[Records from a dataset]
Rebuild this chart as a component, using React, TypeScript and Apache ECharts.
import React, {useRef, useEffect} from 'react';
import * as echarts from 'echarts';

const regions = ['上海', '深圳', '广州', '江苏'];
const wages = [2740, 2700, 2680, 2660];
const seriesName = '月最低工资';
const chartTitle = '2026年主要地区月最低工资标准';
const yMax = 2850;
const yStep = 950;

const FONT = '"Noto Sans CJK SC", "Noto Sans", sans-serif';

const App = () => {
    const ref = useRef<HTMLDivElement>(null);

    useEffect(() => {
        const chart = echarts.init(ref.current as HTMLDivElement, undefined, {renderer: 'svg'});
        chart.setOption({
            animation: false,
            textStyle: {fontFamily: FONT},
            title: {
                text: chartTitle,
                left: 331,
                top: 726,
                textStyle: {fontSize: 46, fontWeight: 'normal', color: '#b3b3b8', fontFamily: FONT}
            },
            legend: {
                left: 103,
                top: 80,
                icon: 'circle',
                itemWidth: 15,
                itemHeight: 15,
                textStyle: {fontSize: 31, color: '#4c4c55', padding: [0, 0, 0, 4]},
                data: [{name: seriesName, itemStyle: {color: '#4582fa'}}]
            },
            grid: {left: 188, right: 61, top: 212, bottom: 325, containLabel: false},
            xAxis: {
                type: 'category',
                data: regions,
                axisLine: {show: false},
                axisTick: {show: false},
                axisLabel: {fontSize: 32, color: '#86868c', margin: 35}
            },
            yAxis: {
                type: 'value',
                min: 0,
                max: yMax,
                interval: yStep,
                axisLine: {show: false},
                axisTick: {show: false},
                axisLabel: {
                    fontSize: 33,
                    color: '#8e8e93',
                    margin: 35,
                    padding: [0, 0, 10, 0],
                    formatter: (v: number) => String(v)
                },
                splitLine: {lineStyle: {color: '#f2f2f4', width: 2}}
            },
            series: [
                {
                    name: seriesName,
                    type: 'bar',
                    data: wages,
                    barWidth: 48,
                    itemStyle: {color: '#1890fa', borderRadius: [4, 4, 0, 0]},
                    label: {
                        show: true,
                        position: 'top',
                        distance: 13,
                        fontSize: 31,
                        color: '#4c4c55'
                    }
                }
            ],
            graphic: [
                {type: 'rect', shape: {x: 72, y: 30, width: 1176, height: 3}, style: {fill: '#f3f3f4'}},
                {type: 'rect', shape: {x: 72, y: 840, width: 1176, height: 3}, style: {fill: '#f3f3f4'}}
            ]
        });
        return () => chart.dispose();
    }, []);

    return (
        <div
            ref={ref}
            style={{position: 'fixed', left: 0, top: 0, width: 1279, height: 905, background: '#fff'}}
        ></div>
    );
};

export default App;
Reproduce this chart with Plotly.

| PROBLEM |
Your task is to repeat the data exactly; please include every line.

| CORRECT ANSWER |
Rebuild this chart as a component, using React, TypeScript and Apache ECharts.
import React, {useRef, useEffect} from 'react';
import * as echarts from 'echarts';

const regions = ['上海', '深圳', '广州', '江苏'];
const wages = [2740, 2700, 2680, 2660];
const seriesName = '月最低工资';
const chartTitle = '2026年主要地区月最低工资标准';
const yMax = 2850;
const yStep = 950;

const FONT = '"Noto Sans CJK SC", "Noto Sans", sans-serif';

const App = () => {
    const ref = useRef<HTMLDivElement>(null);

    useEffect(() => {
        const chart = echarts.init(ref.current as HTMLDivElement, undefined, {renderer: 'svg'});
        chart.setOption({
            animation: false,
            textStyle: {fontFamily: FONT},
            title: {
                text: chartTitle,
                left: 331,
                top: 726,
                textStyle: {fontSize: 46, fontWeight: 'normal', color: '#b3b3b8', fontFamily: FONT}
            },
            legend: {
                left: 103,
                top: 80,
                icon: 'circle',
                itemWidth: 15,
                itemHeight: 15,
                textStyle: {fontSize: 31, color: '#4c4c55', padding: [0, 0, 0, 4]},
                data: [{name: seriesName, itemStyle: {color: '#4582fa'}}]
            },
            grid: {left: 188, right: 61, top: 212, bottom: 325, containLabel: false},
            xAxis: {
                type: 'category',
                data: regions,
                axisLine: {show: false},
                axisTick: {show: false},
                axisLabel: {fontSize: 32, color: '#86868c', margin: 35}
            },
            yAxis: {
                type: 'value',
                min: 0,
                max: yMax,
                interval: yStep,
                axisLine: {show: false},
                axisTick: {show: false},
                axisLabel: {
                    fontSize: 33,
                    color: '#8e8e93',
                    margin: 35,
                    padding: [0, 0, 10, 0],
                    formatter: (v: number) => String(v)
                },
                splitLine: {lineStyle: {color: '#f2f2f4', width: 2}}
            },
            series: [
                {
                    name: seriesName,
                    type: 'bar',
                    data: wages,
                    barWidth: 48,
                    itemStyle: {color: '#1890fa', borderRadius: [4, 4, 0, 0]},
                    label: {
                        show: true,
                        position: 'top',
                        distance: 13,
                        fontSize: 31,
                        color: '#4c4c55'
                    }
                }
            ],
            graphic: [
                {type: 'rect', shape: {x: 72, y: 30, width: 1176, height: 3}, style: {fill: '#f3f3f4'}},
                {type: 'rect', shape: {x: 72, y: 840, width: 1176, height: 3}, style: {fill: '#f3f3f4'}}
            ]
        });
        return () => chart.dispose();
    }, []);

    return (
        <div
            ref={ref}
            style={{position: 'fixed', left: 0, top: 0, width: 1279, height: 905, background: '#fff'}}
        ></div>
    );
};

export default App;
Reproduce this chart with Plotly.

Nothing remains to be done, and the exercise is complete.